Untukmu rasaku, tetaplah seperti ini dan tetaplah sekuat ini walau sakitmu, bimbangmu, rapuhmu sudah berada pada puncaknya. Ketika kau goyah ingatlah kisah harumu yang tak pernah gampang untuk bisa kau lalui, ketika kau terguncang ingatlah jutaan badai yang telah menerjangmu tapi kau masih tetap kuat sampai detik ini. Dan apabila suatu saat kau temui rasa itu ketahuilah setiap rasa memang tak sama mungkin saja tak sesuai dengan harapmu tapi jagalah karena belum tentu iya bisa menjagamu. Kuatlah meski rasanya tak lagi untukmu, mungkin pedih tapi kunci bahagiamu ada bersamamu. Balut lukamu. Jika kau rapuh kuatlah Tuhan bersamamu..
Selasa, 22 Januari 2019
Celengan Rindu
Malam kian berlarut, rindu yang semakin tak dapat ku
tebak. Mungkin bukan hanya malam ini saja aku seperti ini, namun malam-malam
sebelumnya bak sedang menabung rindu yang selama ini hanya bisa ku pendam. Hal
ini seperti mengundang khayalku untuk memikirkan hal-hal yang sepertinya tak
pantas terlintas di pikiranku. “Apakah tuhan ridho jika kita bersama sampai
nanti?“ pikirku. Tentang hal itu aku lebih percaya pada waktu untuk
menjawabnya. Jika saja suatu saat nanti ridho tuhan tak bersama kita semoga
tulisan ini menjadi bukti bahwa aku pernah menjadi sosok yang selalu
merindukanmu. Ibarat kata, mencintai dan merindukanmu memang mungkin sudah
menjadi tugasku sebagai seseorang yang sedang nyaman-nyamannya berada di
sampingmu. Mungkin aku adalah salah satu sosok beruntung yang bisa memiliki
hati orang sepertimu, meskipun ku tau kau tak sesempurna mereka yang diidamkan
para wanita. Caramu mencintai, menyayangi mungkin memang beda dengan mereka
tapi itulah sosokmu. Sosok yang begitu besar akan rasa takut kehilangan, sosok
yang memiliki rasa yang begitu kuat untuk kau pendam, sosok yang senang
mengekspresikan diri lewat hal-hal yang kau sukai. Dan lewat itu hal itu pula
menjadi awal ketakutanku akankah sosokmu bisa bertahan hingga akhir nanti?

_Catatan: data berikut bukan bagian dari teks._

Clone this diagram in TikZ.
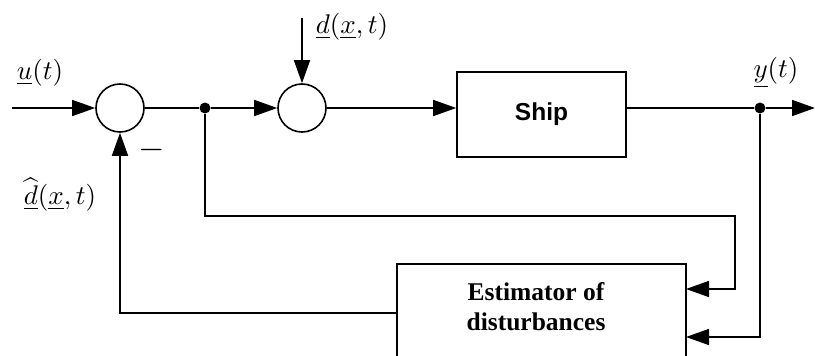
\documentclass[tikz,border=0pt]{standalone}
\usepackage{fontspec}
\newfontfamily\arialfont{Liberation Sans}
\newfontfamily\timesfont{Liberation Serif}
\usetikzlibrary{arrows.meta}
\begin{document}
\begin{tikzpicture}[x=1pt,y=-1pt,
  line width=1.6pt,
  >={Triangle[length=23pt,width=16pt]},
  sumc/.style={circle,draw,inner sep=0pt,minimum size=48pt},
  blockbox/.style={rectangle,draw,inner sep=0pt},
  dotc/.style={circle,fill,inner sep=0pt,minimum size=11pt},
  lbl/.style={inner sep=0pt,scale=2.7,transform shape}
]
\useasboundingbox (0,0) rectangle (815,356);
\clip (0,0) rectangle (815,356);
% nodes
\node[sumc] (s1) at (120,108) {};
\node[sumc] (s2) at (302,108) {};
\node[dotc] (dot1) at (205,108) {};
\node[blockbox,minimum width=169pt,minimum height=85pt] (ship) at (541.5,114.5) {};
\node[inner sep=0pt,font=\arialfont\bfseries\fontsize{24.5}{28}\selectfont] (shiptext) at (541.5,114) {Ship};
\node[dotc] (dot2) at (760,108) {};
\node[blockbox,minimum width=289pt,minimum height=120pt] (est) at (541.5,324) {};
\node[inner sep=0pt,align=center,font=\timesfont\bfseries\fontsize{25.5}{30}\selectfont] (esttext) at (536,307) {Estimator of\\disturbances};
% free ends
\coordinate (in) at (12,108);
\coordinate (dtop) at (302,18);
\coordinate (out) at (815,108);
\coordinate (c1) at (205,216);
\coordinate (c2) at (735,216);
\coordinate (c3) at (735,289);
\coordinate (e1) at (686,289);
\coordinate (c4) at (760,337);
\coordinate (e2) at (686,337);
\coordinate (e3) at (397,313);
\coordinate (c5) at (120,313);
% connectors
\draw[->] (in) -- (s1.west);
\draw (s1.east) -- (dot1);
\draw[->] (dot1) -- (s2.west);
\draw[->] (dtop) -- (s2.north);
\draw[->] (s2.east) -- (s2.east -| ship.west);
\draw (dot2 -| ship.east) -- (dot2);
\draw[->] (dot2) -- (out);
\draw[->] (dot1) -- (c1) -- (c2) -- (c3) -- (e1);
\draw[->] (dot2) -- (c4) -- (e2);
\draw[->] (e3) -- (c5) -- (s1.south);
% labels
\node[lbl] (lu) at (40,73) {$\underline{u}(t)$};
\node[lbl] (ld) at (352,27) {$\underline{d}(\underline{x},t)$};
\node[lbl] (ly) at (776,73) {$\underline{y}(t)$};
\node[lbl] (ldh) at (60,195) {$\widehat{\underline{d}}(\underline{x},t)$};
\node[inner sep=0pt,scale=3.4,transform shape] (lm) at (152,150) {$-$};
\end{tikzpicture}
\end{document}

Semoga “iya” adalah jawaban semesta dari doa-doaku yang selalu menyelipkan
namamu. Dan entah apa yang akan terjadi nanti aku juga tak dapat menebaknya,
apakah ajal atau hidup bersamamu yang lebih dulu tuhan takdirkan untukku? Jika
tuhan lebih dulu menakdirkanku untuk menemuinya, maka ketahuilah salah satu
mimpi besarku adalah hidup bersamamu. Jika kau menanyakan mengapa aku begitu
konyol memikirkan hal tersebut? Karena batas kemampuanku hanya menyemogakan
segala yang ku impikan sampai sang semesta memberikan jawaban. Percayalah
begitu banyak rencana, begitu banyak keinginan, tapi jika tidak jawabnya maka
tidak akan ada yang bisa menjadi takdirmu. Dan sampai hari aku begitu percaya
bahwa tuhan masih menakdirkanku untuk selalu mengisi celengan rinduku untukmu.
Semoga suatu saat nanti semesta mengiyakan bahwa kaulah takdirku.